At this time I don't think the Fed Funds Rate matters much re banks cost of funds. They're mostly paying essentially zero on checking accounts. (Once upon a time, people all had savings accounts and checking accounts, and the savings accounts earned interest and the checking accounts didn't. That line blurred and was essentially erased, so now checking account interest rates are what matters. After that, rates fell, and people's expectations of receiving interest just evaporated.)

This is an amazing chart. I tried plotting the 3-month T-Bill rate on the same chart, but the numbers are so different that when plotted on the same scale, the checking account rate curve can't even be seen. I've included the text below the chart, to make it clear what this represents. Yes, it is really an average of what is being paid at all banks.
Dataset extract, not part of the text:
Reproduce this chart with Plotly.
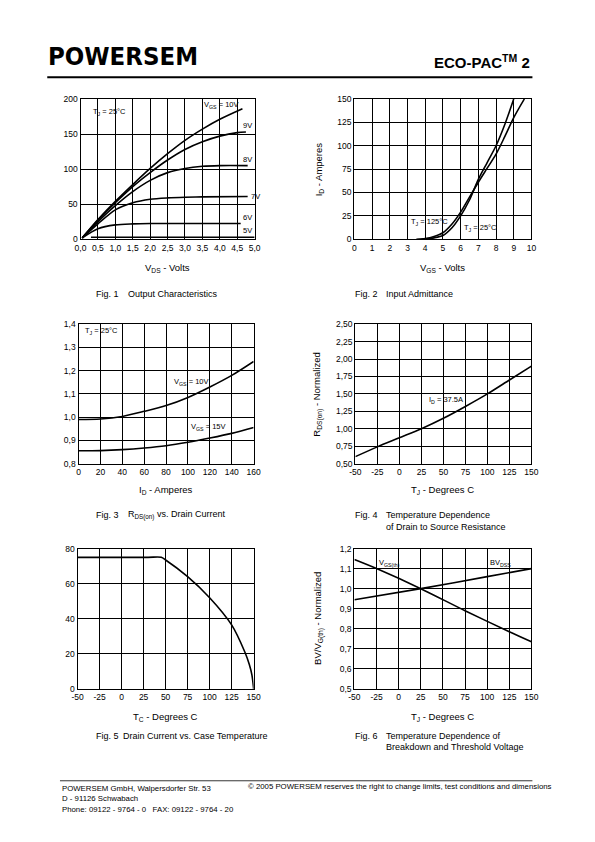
import plotly.graph_objects as go

W, H = 595, 842
OFF = 8  # default page body margin of the browser
def px(x): return (x - OFF) / W
def py(y): return 1 - (y - OFF) / H

# ---------------- data ----------------
# Fig 1 Output characteristics (V_DS [V], I_D [A])
f1_vds_10 = [0.05, 0.5, 1.0, 1.5, 2.0, 2.5, 3.0, 3.5, 4.0, 4.65]
f1_id_10 = [2, 28, 54, 78, 101, 122, 141, 157, 171, 186]
f1_vds_9 = [0.05, 0.5, 1.0, 1.5, 2.0, 2.5, 3.0, 3.5, 4.0, 4.5, 4.75]
f1_id_9 = [2, 27, 52, 75, 95, 113, 128, 139, 147, 152, 153]
f1_vds_8 = [0.05, 0.5, 1.0, 1.5, 2.0, 2.5, 3.0, 3.5, 4.0, 4.8]
f1_id_8 = [2, 25, 48, 68, 84, 95, 101, 104, 105, 105]
f1_vds_7 = [0.05, 0.5, 1.0, 1.5, 2.0, 2.5, 3.0, 3.5, 4.8]
f1_id_7 = [2, 22, 42, 52, 57, 59, 60, 60.5, 61]
f1_vds_6 = [0.05, 0.5, 1.0, 1.5, 2.0, 4.6]
f1_id_6 = [2, 15, 20.5, 22, 22.5, 22.5]
f1_vds_5 = [0.3, 1.0, 5.0]
f1_id_5 = [3, 3, 3]

# Fig 2 Input admittance (V_GS [V], I_D [A])
f2_vgs_125 = [3.5, 4.0, 4.5, 5.0, 5.5, 6.0, 6.5, 7.0, 7.5, 8.0, 8.5, 9.0, 9.6]
f2_id_125 = [0, 0.8, 3, 7, 16, 29, 45, 61, 76, 91, 110, 130, 150]
f2_vgs_25 = [3.8, 4.0, 4.5, 5.0, 5.5, 6.0, 6.5, 7.0, 7.5, 8.0, 8.5, 9.0]
f2_id_25 = [0, 0.3, 1.5, 4, 12, 25, 42, 64, 82, 100, 123, 150]

# Fig 3 R_DS(on) vs drain current
f3_id = [0, 20, 40, 60, 80, 100, 120, 140, 160]
f3_r_10 = [0.99, 0.992, 1.003, 1.025, 1.05, 1.085, 1.13, 1.18, 1.24]
f3_r_15 = [0.855, 0.856, 0.86, 0.867, 0.877, 0.892, 0.91, 0.93, 0.955]

# Fig 4 R_DS(on) normalized vs T_J
f4_tj = [-50, -25, 0, 25, 50, 75, 100, 125, 150]
f4_r = [0.6, 0.74, 0.87, 1.0, 1.15, 1.32, 1.5, 1.7, 1.9]

# Fig 5 Drain current vs case temperature
f5_tc = [-50, 30, 45, 50, 75, 100, 125, 140, 145, 148, 150]
f5_id = [75, 75, 75, 73.5, 64, 52, 36.5, 21, 14, 8, 0]

# Fig 6 normalized BV / V_GS(th) vs T_J
f6_tj_vth = [-50, -25, 25, 75, 125, 150]
f6_vth = [1.145, 1.1, 1.0, 0.89, 0.785, 0.735]
f6_tj_bv = [-50, 25, 100, 150]
f6_bv = [0.945, 1.0, 1.06, 1.1]

# tick labels
f1_xt = [0, 0.5, 1, 1.5, 2, 2.5, 3, 3.5, 4, 4.5, 5]
f1_xl = ["0,0", "0,5", "1,0", "1,5", "2,0", "2,5", "3,0", "3,5", "4,0", "4,5", "5,0"]
f1_yt = [0, 50, 100, 150, 200]
f2_xt = list(range(0, 11))
f2_yt = [0, 25, 50, 75, 100, 125, 150]
f3_xt = [0, 20, 40, 60, 80, 100, 120, 140, 160]
f3_yt = [0.8, 0.9, 1.0, 1.1, 1.2, 1.3, 1.4]
f3_yl = ["0,8", "0,9", "1,0", "1,1", "1,2", "1,3", "1,4"]
t_xt = [-50, -25, 0, 25, 50, 75, 100, 125, 150]
f4_yt = [0.5, 0.75, 1.0, 1.25, 1.5, 1.75, 2.0, 2.25, 2.5]
f4_yl = ["0,50", "0,75", "1,00", "1,25", "1,50", "1,75", "2,00", "2,25", "2,50"]
f5_yt = [0, 20, 40, 60, 80]
f6_yt = [0.5, 0.6, 0.7, 0.8, 0.9, 1.0, 1.1, 1.2]
f6_yl = ["0,5", "0,6", "0,7", "0,8", "0,9", "1,0", "1,1", "1,2"]

FONT = "Liberation Sans, Arial, sans-serif"

fig = go.Figure()

def line(x, y, n, width=1.6):
    ax = "" if n == 1 else str(n)
    fig.add_trace(go.Scatter(x=x, y=y, xaxis="x" + ax, yaxis="y" + ax, mode="lines",
                             line=dict(color="black", width=width, shape="spline", smoothing=0.8),
                             showlegend=False, hoverinfo="skip"))

line(f1_vds_10, f1_id_10, 1)
line(f1_vds_9, f1_id_9, 1)
line(f1_vds_8, f1_id_8, 1)
line(f1_vds_7, f1_id_7, 1)
line(f1_vds_6, f1_id_6, 1)
line(f1_vds_5, f1_id_5, 1)
line(f2_vgs_125, f2_id_125, 2)
line(f2_vgs_25, f2_id_25, 2)
line(f3_id, f3_r_10, 3)
line(f3_id, f3_r_15, 3)
line(f4_tj, f4_r, 4)
line(f5_tc, f5_id, 5)
line(f6_tj_vth, f6_vth, 6)
line(f6_tj_bv, f6_bv, 6)

panels = {
    1: dict(x=(76, 254), y=(95, 237), xr=[0, 5], yr=[0, 200], xt=f1_xt, xl=f1_xl, yt=f1_yt, yl=None),
    2: dict(x=(356, 537), y=(95, 237), xr=[0, 10], yr=[0, 150], xt=f2_xt, xl=None, yt=f2_yt, yl=None),
    3: dict(x=(74, 253), y=(323, 464), xr=[0, 160], yr=[0.8, 1.4], xt=f3_xt, xl=None, yt=f3_yt, yl=f3_yl),
    4: dict(x=(357, 537), y=(323, 464), xr=[-50, 150], yr=[0.5, 2.5], xt=t_xt, xl=None, yt=f4_yt, yl=f4_yl),
    5: dict(x=(73, 253), y=(550, 692), xr=[-50, 150], yr=[0, 80], xt=t_xt, xl=None, yt=f5_yt, yl=None),
    6: dict(x=(356, 537), y=(550, 692), xr=[-50, 150], yr=[0.5, 1.2], xt=t_xt, xl=None, yt=f6_yt, yl=f6_yl),
}

layout_axes = {}
for n, p in panels.items():
    s = "" if n == 1 else str(n)
    common = dict(showgrid=True, gridcolor="black", gridwidth=1.1, showline=True, linecolor="black",
                  linewidth=1.4, mirror=True, zeroline=False, ticks="", fixedrange=True,
                  tickfont=dict(size=8.5, family=FONT, color="black"))
    xa = dict(domain=[px(p["x"][0]), px(p["x"][1])], range=p["xr"], anchor="y" + s,
              tickvals=p["xt"], ticktext=p["xl"] if p["xl"] else [str(v) for v in p["xt"]], **common)
    ya = dict(domain=[py(p["y"][1]), py(p["y"][0])], range=p["yr"], anchor="x" + s,
              tickvals=p["yt"], ticktext=p["yl"] if p["yl"] else [str(v) for v in p["yt"]], **common)
    layout_axes["xaxis" + s] = xa
    layout_axes["yaxis" + s] = ya

fig.update_layout(width=W, height=H, margin=dict(l=0, r=0, t=0, b=0),
                  paper_bgcolor="white", plot_bgcolor="white", showlegend=False,
                  font=dict(family=FONT, color="black"), **layout_axes)

ann = []
def A(text, x, y, size=8.5, xanchor="left", yanchor="middle", ref=None, angle=0, family=FONT):
    if ref is None:
        xr, yr, xx, yy = "paper", "paper", px(x), py(y)
    else:
        s = "" if ref == 1 else str(ref)
        xr, yr, xx, yy = "x" + s, "y" + s, x, y
    ann.append(dict(text=text, x=xx, y=yy, xref=xr, yref=yr, showarrow=False, xanchor=xanchor,
                    yanchor=yanchor, textangle=angle,
                    font=dict(size=size, family=family, color="black")))

NB = "\u00a0"
# in-plot labels
A("T<sub>J</sub> = 25°C", 0.3, 182, 7.5, ref=1)
A("V<sub>GS</sub> = 10V", 3.5, 192, 7.5, ref=1)
A("9V", 4.62, 162, 7.5, ref=1)
A("8V", 4.6, 114, 7.5, ref=1)
A("7V", 4.85, 61, 7.5, ref=1)
A("6V", 4.6, 31, 7.5, ref=1)
A("5V", 4.6, 12, 7.5, ref=1)
A("T<sub>J</sub> = 125°C", 3.1, 18, 7.5, ref=2)
A("T<sub>J</sub> = 25°C", 6.1, 12.5, 7.5, ref=2)
A("T<sub>J</sub> = 25°C", 4, 1.37, 7.5, ref=3)
A("V<sub>GS</sub> = 10V", 85, 1.153, 7.5, ref=3)
A("V<sub>GS</sub> = 15V", 101, 0.958, 7.5, ref=3)
A("I<sub>D</sub> = 37.5A", 31, 1.41, 7.5, ref=4)
A("V<sub>GS(th)</sub>", -25, 1.13, 7.5, ref=6)
A("BV<sub>DSS</sub>", 101, 1.13, 7.5, ref=6)

# axis titles
A("V<sub>DS</sub> - Volts", 165, 266, 9.5, xanchor="center")
A("V<sub>GS</sub> - Volts", 446, 266, 9.5, xanchor="center")
A("I<sub>D</sub> - Amperes", 320, 166, 9.5, xanchor="center", angle=-90)
A("I<sub>D</sub> - Amperes", 163, 491, 9.5, xanchor="center")
A("T<sub>J</sub> - Degrees C", 446, 491, 9.5, xanchor="center")
A("R<sub>DS(on)</sub> - Normalized", 318, 394, 9.5, xanchor="center", angle=-90)
A("T<sub>C</sub> - Degrees C", 163, 720, 9.5, xanchor="center")
A("T<sub>J</sub> - Degrees C", 446, 720, 9.5, xanchor="center")
A("BV/V<sub>G(th)</sub> - Normalized", 320, 621, 9.5, xanchor="center", angle=-90)

# captions
CS = 9
A("Fig. 1", 90, 292, CS); A("Output Characteristics", 122, 292, CS)
A("Fig. 2", 355, 292, CS); A("Input Admittance", 386, 292, CS)
A("Fig. 3", 90, 516, CS); A("R<sub>DS(on)</sub> vs. Drain Current", 122, 516, CS)
A("Fig. 4", 355, 516, CS); A("Temperature Dependence", 386, 516, CS)
A("of Drain to Source Resistance", 386, 528, CS)
A("Fig. 5", 90, 740, CS); A("Drain Current vs. Case Temperature", 117, 740, CS)
A("Fig. 6", 355, 740, CS); A("Temperature Dependence of", 386, 740, CS)
A("Breakdown and Threshold Voltage", 386, 751, CS)

# header
A("<b>POWERSEM</b>", 41, 52, 25.5, family="DejaVu Sans Condensed, Liberation Sans, sans-serif")
A("<b>ECO-PAC<sup>TM</sup> 2</b>", 538, 57, 15, xanchor="right")

# footer
A("POWERSEM GmbH, Walpersdorfer Str. 53", 55, 793, 7.8)
A("D - 91126 Schwabach", 55, 803, 7.8)
A("Phone: 09122 - 9764 - 0" + NB * 3 + "FAX: 09122 - 9764 - 20", 55, 814, 7.8)
A("© 2005 POWERSEM reserves the right to change limits, test conditions and dimensions", 245, 791, 7.8)

fig.update_layout(annotations=ann)

fig.update_layout(shapes=[
    dict(type="line", xref="paper", yref="paper", x0=px(42), x1=px(538), y0=py(73), y1=py(73),
         line=dict(color="black", width=2)),
    dict(type="line", xref="paper", yref="paper", x0=px(55), x1=px(538), y0=py(785), y1=py(785),
         line=dict(color="black", width=0.8)),
])

fig.write_html("out.html")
Sure there are a few banks paying significant rates, ala 2% for some savings accounts now. Those banks are using the high interest rate as advertising. In other words, instead of paying an ad agency to run a lot of ads on TV and whatnot, they just post a high interest rate, and let a zillion bloggers and bank industry hangers-on (bankrate.com) do the advertising for them.
Rates have been low so long that the public at large has forgotten all about interest on bank accounts. These few little banks advertising high rate accounts are not yet causing significant money to flow out of accounts at traditional banks. Until they do, banks have no reason to significantly raise rates.
I think that it will take SEVERAL YEARS before banks are paying reasonable rates on checking accounts. They're all gonna play chicken and raise rates very slowly, watching the rate of customer complaints and/or withdrawals. This should allow banks to be very profitable for the next few years. That's why I've bought bank stocks.